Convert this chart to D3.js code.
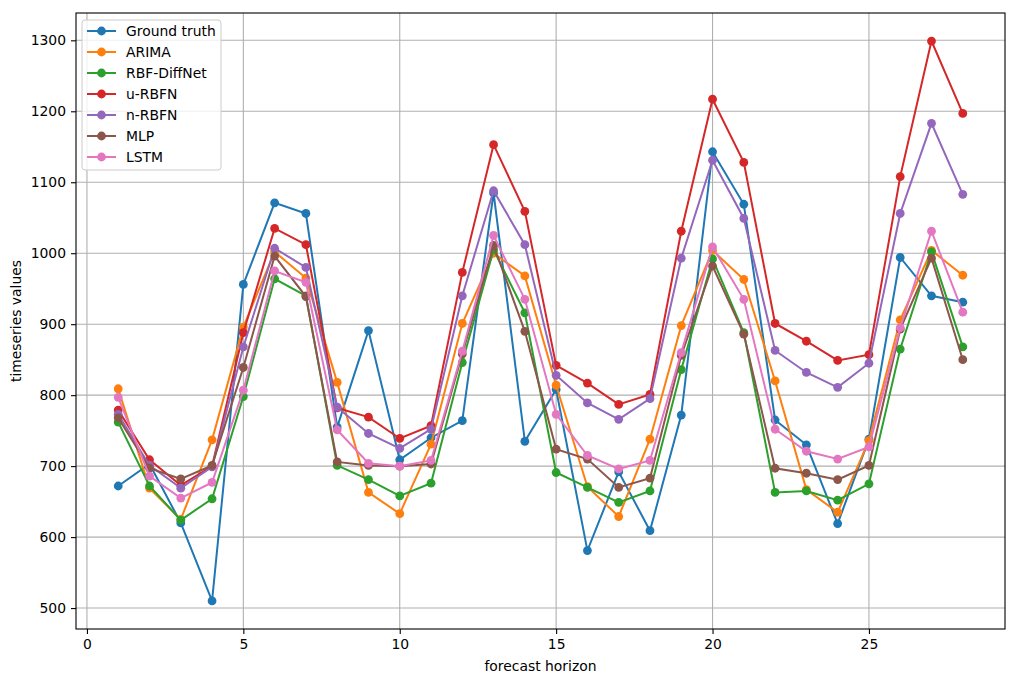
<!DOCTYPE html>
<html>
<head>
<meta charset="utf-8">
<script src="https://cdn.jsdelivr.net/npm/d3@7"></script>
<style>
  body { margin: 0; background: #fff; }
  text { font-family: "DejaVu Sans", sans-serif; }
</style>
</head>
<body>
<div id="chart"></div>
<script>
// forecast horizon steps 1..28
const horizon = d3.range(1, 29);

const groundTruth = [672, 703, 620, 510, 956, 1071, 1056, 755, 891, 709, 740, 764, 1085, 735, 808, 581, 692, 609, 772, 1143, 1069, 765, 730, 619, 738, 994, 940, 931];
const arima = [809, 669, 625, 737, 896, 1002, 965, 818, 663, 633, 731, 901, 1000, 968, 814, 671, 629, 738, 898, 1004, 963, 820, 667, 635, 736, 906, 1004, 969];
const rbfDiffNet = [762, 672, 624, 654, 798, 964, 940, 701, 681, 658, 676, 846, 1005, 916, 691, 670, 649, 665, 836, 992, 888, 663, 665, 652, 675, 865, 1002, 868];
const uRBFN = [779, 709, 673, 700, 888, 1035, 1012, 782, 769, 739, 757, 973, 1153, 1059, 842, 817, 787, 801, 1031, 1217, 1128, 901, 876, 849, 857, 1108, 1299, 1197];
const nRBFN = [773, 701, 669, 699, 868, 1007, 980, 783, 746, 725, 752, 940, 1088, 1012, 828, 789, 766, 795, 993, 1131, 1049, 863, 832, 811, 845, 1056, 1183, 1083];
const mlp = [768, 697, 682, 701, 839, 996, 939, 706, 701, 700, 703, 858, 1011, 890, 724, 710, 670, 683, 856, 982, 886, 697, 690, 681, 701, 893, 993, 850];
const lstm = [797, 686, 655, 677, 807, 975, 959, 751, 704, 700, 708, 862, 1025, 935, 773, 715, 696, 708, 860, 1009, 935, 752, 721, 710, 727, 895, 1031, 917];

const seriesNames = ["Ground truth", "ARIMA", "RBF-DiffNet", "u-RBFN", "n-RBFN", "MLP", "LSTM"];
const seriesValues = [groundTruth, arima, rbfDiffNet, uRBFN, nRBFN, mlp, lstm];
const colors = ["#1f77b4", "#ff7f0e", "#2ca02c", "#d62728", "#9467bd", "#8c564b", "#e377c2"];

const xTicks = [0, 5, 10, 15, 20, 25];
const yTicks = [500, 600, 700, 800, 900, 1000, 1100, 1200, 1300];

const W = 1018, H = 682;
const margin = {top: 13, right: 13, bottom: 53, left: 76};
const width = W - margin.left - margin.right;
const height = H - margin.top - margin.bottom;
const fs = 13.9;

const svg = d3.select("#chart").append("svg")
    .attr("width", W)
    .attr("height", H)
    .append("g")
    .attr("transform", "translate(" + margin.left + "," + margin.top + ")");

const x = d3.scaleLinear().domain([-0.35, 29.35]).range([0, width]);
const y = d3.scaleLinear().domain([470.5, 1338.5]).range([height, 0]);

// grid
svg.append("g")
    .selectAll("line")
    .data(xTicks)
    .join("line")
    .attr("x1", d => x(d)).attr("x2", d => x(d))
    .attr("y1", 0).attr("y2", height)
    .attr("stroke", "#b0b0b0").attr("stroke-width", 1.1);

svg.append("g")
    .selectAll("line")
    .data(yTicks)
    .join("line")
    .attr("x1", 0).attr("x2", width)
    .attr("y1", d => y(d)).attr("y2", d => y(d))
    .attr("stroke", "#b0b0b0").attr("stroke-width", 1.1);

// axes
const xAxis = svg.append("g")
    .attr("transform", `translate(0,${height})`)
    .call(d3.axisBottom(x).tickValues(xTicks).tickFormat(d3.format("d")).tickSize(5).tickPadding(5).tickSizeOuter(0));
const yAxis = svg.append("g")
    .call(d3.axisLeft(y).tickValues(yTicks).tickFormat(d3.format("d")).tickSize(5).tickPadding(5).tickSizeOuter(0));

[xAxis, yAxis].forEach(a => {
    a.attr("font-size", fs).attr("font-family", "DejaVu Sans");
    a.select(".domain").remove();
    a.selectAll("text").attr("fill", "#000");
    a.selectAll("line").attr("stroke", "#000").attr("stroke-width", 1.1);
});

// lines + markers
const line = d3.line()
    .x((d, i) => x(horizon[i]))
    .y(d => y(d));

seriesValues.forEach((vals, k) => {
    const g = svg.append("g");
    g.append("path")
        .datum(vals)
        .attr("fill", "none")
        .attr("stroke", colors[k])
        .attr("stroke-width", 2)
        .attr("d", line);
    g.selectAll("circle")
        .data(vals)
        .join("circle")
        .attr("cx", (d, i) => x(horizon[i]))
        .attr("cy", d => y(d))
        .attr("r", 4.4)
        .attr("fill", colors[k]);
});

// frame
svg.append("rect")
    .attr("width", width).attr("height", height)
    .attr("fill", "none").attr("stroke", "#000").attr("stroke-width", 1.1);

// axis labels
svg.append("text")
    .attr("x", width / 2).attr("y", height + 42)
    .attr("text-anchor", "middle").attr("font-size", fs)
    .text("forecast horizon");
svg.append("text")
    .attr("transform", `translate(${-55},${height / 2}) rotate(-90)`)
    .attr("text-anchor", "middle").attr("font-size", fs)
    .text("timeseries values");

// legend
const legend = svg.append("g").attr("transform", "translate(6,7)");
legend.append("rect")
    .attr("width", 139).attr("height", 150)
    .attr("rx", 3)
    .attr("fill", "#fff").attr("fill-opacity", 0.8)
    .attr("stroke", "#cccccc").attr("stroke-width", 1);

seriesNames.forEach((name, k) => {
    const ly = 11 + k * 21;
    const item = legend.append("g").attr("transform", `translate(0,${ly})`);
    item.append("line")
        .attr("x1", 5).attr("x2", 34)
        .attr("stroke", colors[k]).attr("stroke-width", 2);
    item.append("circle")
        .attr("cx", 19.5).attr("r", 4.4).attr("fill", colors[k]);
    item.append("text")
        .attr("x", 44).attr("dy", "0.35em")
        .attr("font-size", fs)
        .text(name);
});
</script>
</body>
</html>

------------------------------------------------

INSTRUCTIONS TO FOLLOW — Write out each line of the data exactly; the images should be left out.

SOLUTION TO THIS TASK —
Convert this chart to D3.js code.
<!DOCTYPE html>
<html>
<head>
<meta charset="utf-8">
<script src="https://cdn.jsdelivr.net/npm/d3@7"></script>
<style>
  body { margin: 0; background: #fff; }
  text { font-family: "DejaVu Sans", sans-serif; }
</style>
</head>
<body>
<div id="chart"></div>
<script>
// forecast horizon steps 1..28
const horizon = d3.range(1, 29);

const groundTruth = [672, 703, 620, 510, 956, 1071, 1056, 755, 891, 709, 740, 764, 1085, 735, 808, 581, 692, 609, 772, 1143, 1069, 765, 730, 619, 738, 994, 940, 931];
const arima = [809, 669, 625, 737, 896, 1002, 965, 818, 663, 633, 731, 901, 1000, 968, 814, 671, 629, 738, 898, 1004, 963, 820, 667, 635, 736, 906, 1004, 969];
const rbfDiffNet = [762, 672, 624, 654, 798, 964, 940, 701, 681, 658, 676, 846, 1005, 916, 691, 670, 649, 665, 836, 992, 888, 663, 665, 652, 675, 865, 1002, 868];
const uRBFN = [779, 709, 673, 700, 888, 1035, 1012, 782, 769, 739, 757, 973, 1153, 1059, 842, 817, 787, 801, 1031, 1217, 1128, 901, 876, 849, 857, 1108, 1299, 1197];
const nRBFN = [773, 701, 669, 699, 868, 1007, 980, 783, 746, 725, 752, 940, 1088, 1012, 828, 789, 766, 795, 993, 1131, 1049, 863, 832, 811, 845, 1056, 1183, 1083];
const mlp = [768, 697, 682, 701, 839, 996, 939, 706, 701, 700, 703, 858, 1011, 890, 724, 710, 670, 683, 856, 982, 886, 697, 690, 681, 701, 893, 993, 850];
const lstm = [797, 686, 655, 677, 807, 975, 959, 751, 704, 700, 708, 862, 1025, 935, 773, 715, 696, 708, 860, 1009, 935, 752, 721, 710, 727, 895, 1031, 917];

const seriesNames = ["Ground truth", "ARIMA", "RBF-DiffNet", "u-RBFN", "n-RBFN", "MLP", "LSTM"];
const seriesValues = [groundTruth, arima, rbfDiffNet, uRBFN, nRBFN, mlp, lstm];
const colors = ["#1f77b4", "#ff7f0e", "#2ca02c", "#d62728", "#9467bd", "#8c564b", "#e377c2"];

const xTicks = [0, 5, 10, 15, 20, 25];
const yTicks = [500, 600, 700, 800, 900, 1000, 1100, 1200, 1300];

const W = 1018, H = 682;
const margin = {top: 13, right: 13, bottom: 53, left: 76};
const width = W - margin.left - margin.right;
const height = H - margin.top - margin.bottom;
const fs = 13.9;

const svg = d3.select("#chart").append("svg")
    .attr("width", W)
    .attr("height", H)
    .append("g")
    .attr("transform", "translate(" + margin.left + "," + margin.top + ")");

const x = d3.scaleLinear().domain([-0.35, 29.35]).range([0, width]);
const y = d3.scaleLinear().domain([470.5, 1338.5]).range([height, 0]);

// grid
svg.append("g")
    .selectAll("line")
    .data(xTicks)
    .join("line")
    .attr("x1", d => x(d)).attr("x2", d => x(d))
    .attr("y1", 0).attr("y2", height)
    .attr("stroke", "#b0b0b0").attr("stroke-width", 1.1);

svg.append("g")
    .selectAll("line")
    .data(yTicks)
    .join("line")
    .attr("x1", 0).attr("x2", width)
    .attr("y1", d => y(d)).attr("y2", d => y(d))
    .attr("stroke", "#b0b0b0").attr("stroke-width", 1.1);

// axes
const xAxis = svg.append("g")
    .attr("transform", `translate(0,${height})`)
    .call(d3.axisBottom(x).tickValues(xTicks).tickFormat(d3.format("d")).tickSize(5).tickPadding(5).tickSizeOuter(0));
const yAxis = svg.append("g")
    .call(d3.axisLeft(y).tickValues(yTicks).tickFormat(d3.format("d")).tickSize(5).tickPadding(5).tickSizeOuter(0));

[xAxis, yAxis].forEach(a => {
    a.attr("font-size", fs).attr("font-family", "DejaVu Sans");
    a.select(".domain").remove();
    a.selectAll("text").attr("fill", "#000");
    a.selectAll("line").attr("stroke", "#000").attr("stroke-width", 1.1);
});

// lines + markers
const line = d3.line()
    .x((d, i) => x(horizon[i]))
    .y(d => y(d));

seriesValues.forEach((vals, k) => {
    const g = svg.append("g");
    g.append("path")
        .datum(vals)
        .attr("fill", "none")
        .attr("stroke", colors[k])
        .attr("stroke-width", 2)
        .attr("d", line);
    g.selectAll("circle")
        .data(vals)
        .join("circle")
        .attr("cx", (d, i) => x(horizon[i]))
        .attr("cy", d => y(d))
        .attr("r", 4.4)
        .attr("fill", colors[k]);
});

// frame
svg.append("rect")
    .attr("width", width).attr("height", height)
    .attr("fill", "none").attr("stroke", "#000").attr("stroke-width", 1.1);

// axis labels
svg.append("text")
    .attr("x", width / 2).attr("y", height + 42)
    .attr("text-anchor", "middle").attr("font-size", fs)
    .text("forecast horizon");
svg.append("text")
    .attr("transform", `translate(${-55},${height / 2}) rotate(-90)`)
    .attr("text-anchor", "middle").attr("font-size", fs)
    .text("timeseries values");

// legend
const legend = svg.append("g").attr("transform", "translate(6,7)");
legend.append("rect")
    .attr("width", 139).attr("height", 150)
    .attr("rx", 3)
    .attr("fill", "#fff").attr("fill-opacity", 0.8)
    .attr("stroke", "#cccccc").attr("stroke-width", 1);

seriesNames.forEach((name, k) => {
    const ly = 11 + k * 21;
    const item = legend.append("g").attr("transform", `translate(0,${ly})`);
    item.append("line")
        .attr("x1", 5).attr("x2", 34)
        .attr("stroke", colors[k]).attr("stroke-width", 2);
    item.append("circle")
        .attr("cx", 19.5).attr("r", 4.4).attr("fill", colors[k]);
    item.append("text")
        .attr("x", 44).attr("dy", "0.35em")
        .attr("font-size", fs)
        .text(name);
});
</script>
</body>
</html>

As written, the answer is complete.